PROBLEM STATEMENT:
Leave out the pictures and retype only the lines from the opening line to the line that holds "(fft) at (871,548)", both ends included.

DATA SHOWN:
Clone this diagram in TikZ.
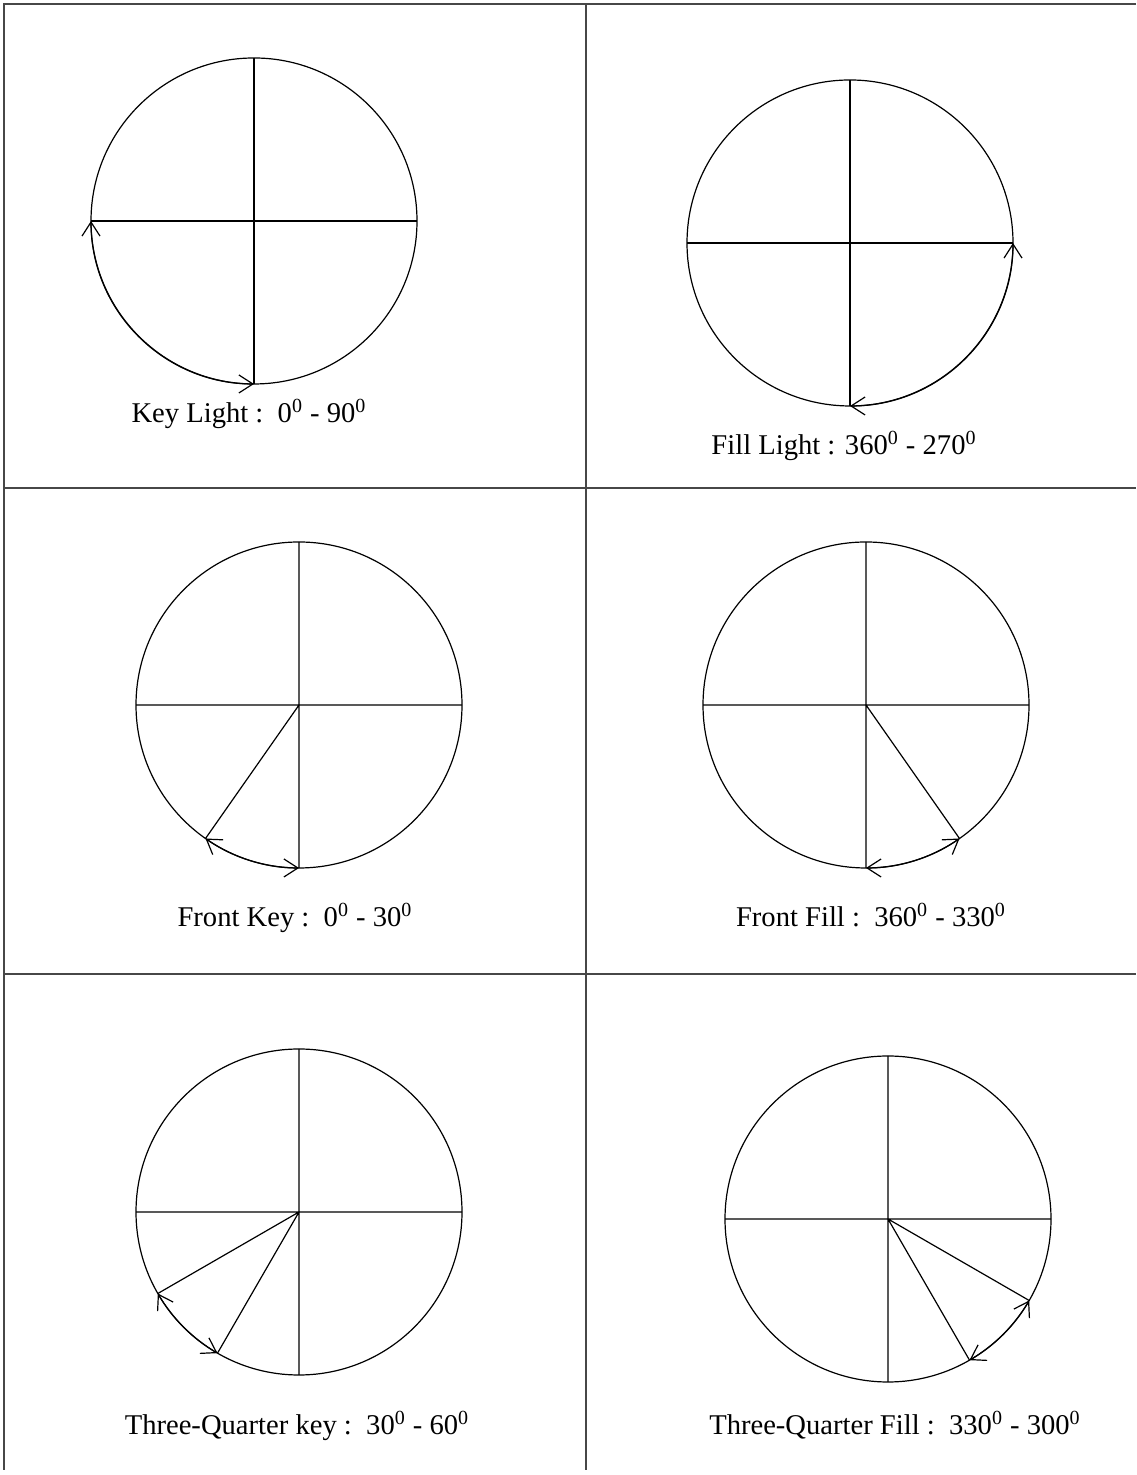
\documentclass[tikz,border=0pt]{standalone}
\usepackage{fontspec}
\setmainfont{Liberation Serif}
\usetikzlibrary{arrows.meta}

\newcommand{\dg}[1]{#1\textsuperscript{0}}

\begin{document}
\begin{tikzpicture}[
  x=0.5pt, y=0.5pt,
  font=\fontsize{14.3}{17}\selectfont,
  >={Straight Barb[length=7pt,width=9pt]},
  rule/.style={draw=black!72, line width=1pt},
  dial/.style={draw, circle, line width=0.6pt, minimum size=163pt, inner sep=0pt, outer sep=0pt},
  ray/.style={line width=0.6pt},
  sweep/.style={line width=0.6pt, <->},
  caption/.style={anchor=base, inner sep=0pt},
]
\useasboundingbox (0,0) rectangle (1136,1475);

% table rules
\draw[rule] (1136,1471) -- (4,1471) -- (4,5);
\draw[rule] (586,1471) -- (586,5);
\draw[rule] (4,987) -- (1136,987);
\draw[rule] (4,501) -- (1136,501);

% key light
\node[dial] (kl) at (254,1254) {};
\draw[ray] (kl.north) -- (kl.south) (kl.west) -- (kl.east);
\draw[sweep] (kl.west) arc[start angle=180, end angle=270, radius=163];
\node[caption] (klt) at (249,1052) {Key Light :\ \ \dg{0} - \dg{90}};

% fill light
\node[dial] (fl) at (850,1232) {};
\draw[ray] (fl.north) -- (fl.south) (fl.west) -- (fl.east);
\draw[sweep] (fl.south) arc[start angle=270, end angle=360, radius=163];
\node[caption] (flt) at (844,1020) {Fill Light : \dg{360} - \dg{270}};

% front key
\node[dial] (fk) at (299,770) {};
\draw[ray] (fk.north) -- (fk.south) (fk.west) -- (fk.east) (fk.center) -- (fk.235);
\draw[sweep] (fk.235) arc[start angle=235, end angle=270, radius=163];
\node[caption] (fkt) at (295,548) {Front Key :\ \ \dg{0} - \dg{30}};

% front fill
\node[dial] (ff) at (866,770) {};
\draw[ray] (ff.north) -- (ff.south) (ff.west) -- (ff.east) (ff.center) -- (ff.305);
\draw[sweep] (ff.south) arc[start angle=270, end angle=305, radius=163];
\node[caption] (fft) at (871,548) {Front Fill :\ \ \dg{360} - \dg{330}};

% three-quarter key
\node[dial] (tk) at (299,263) {};
\draw[ray] (tk.north) -- (tk.south) (tk.west) -- (tk.east)
  (tk.center) -- (tk.210) (tk.center) -- (tk.240);
\draw[sweep] (tk.210) arc[start angle=210, end angle=240, radius=163];
\node[caption] (tkt) at (297,40) {Three-Quarter key :\ \ \dg{30} - \dg{60}};

% three-quarter fill
\node[dial] (tf) at (888,256) {};
\draw[ray] (tf.north) -- (tf.south) (tf.west) -- (tf.east)
  (tf.center) -- (tf.300) (tf.center) -- (tf.330);
\draw[sweep] (tf.300) arc[start angle=300, end angle=330, radius=163];
\node[caption] (tft) at (895,40) {Three-Quarter Fill :\ \ \dg{330} - \dg{300}};
\end{tikzpicture}
\end{document}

TASK RESPONSE:
Clone this diagram in TikZ.
\documentclass[tikz,border=0pt]{standalone}
\usepackage{fontspec}
\setmainfont{Liberation Serif}
\usetikzlibrary{arrows.meta}

\newcommand{\dg}[1]{#1\textsuperscript{0}}

\begin{document}
\begin{tikzpicture}[
  x=0.5pt, y=0.5pt,
  font=\fontsize{14.3}{17}\selectfont,
  >={Straight Barb[length=7pt,width=9pt]},
  rule/.style={draw=black!72, line width=1pt},
  dial/.style={draw, circle, line width=0.6pt, minimum size=163pt, inner sep=0pt, outer sep=0pt},
  ray/.style={line width=0.6pt},
  sweep/.style={line width=0.6pt, <->},
  caption/.style={anchor=base, inner sep=0pt},
]
\useasboundingbox (0,0) rectangle (1136,1475);

% table rules
\draw[rule] (1136,1471) -- (4,1471) -- (4,5);
\draw[rule] (586,1471) -- (586,5);
\draw[rule] (4,987) -- (1136,987);
\draw[rule] (4,501) -- (1136,501);

% key light
\node[dial] (kl) at (254,1254) {};
\draw[ray] (kl.north) -- (kl.south) (kl.west) -- (kl.east);
\draw[sweep] (kl.west) arc[start angle=180, end angle=270, radius=163];
\node[caption] (klt) at (249,1052) {Key Light :\ \ \dg{0} - \dg{90}};

% fill light
\node[dial] (fl) at (850,1232) {};
\draw[ray] (fl.north) -- (fl.south) (fl.west) -- (fl.east);
\draw[sweep] (fl.south) arc[start angle=270, end angle=360, radius=163];
\node[caption] (flt) at (844,1020) {Fill Light : \dg{360} - \dg{270}};

% front key
\node[dial] (fk) at (299,770) {};
\draw[ray] (fk.north) -- (fk.south) (fk.west) -- (fk.east) (fk.center) -- (fk.235);
\draw[sweep] (fk.235) arc[start angle=235, end angle=270, radius=163];
\node[caption] (fkt) at (295,548) {Front Key :\ \ \dg{0} - \dg{30}};

% front fill
\node[dial] (ff) at (866,770) {};
\draw[ray] (ff.north) -- (ff.south) (ff.west) -- (ff.east) (ff.center) -- (ff.305);
\draw[sweep] (ff.south) arc[start angle=270, end angle=305, radius=163];
\node[caption] (fft) at (871,548) {Front Fill :\ \ \dg{360} - \dg{330}};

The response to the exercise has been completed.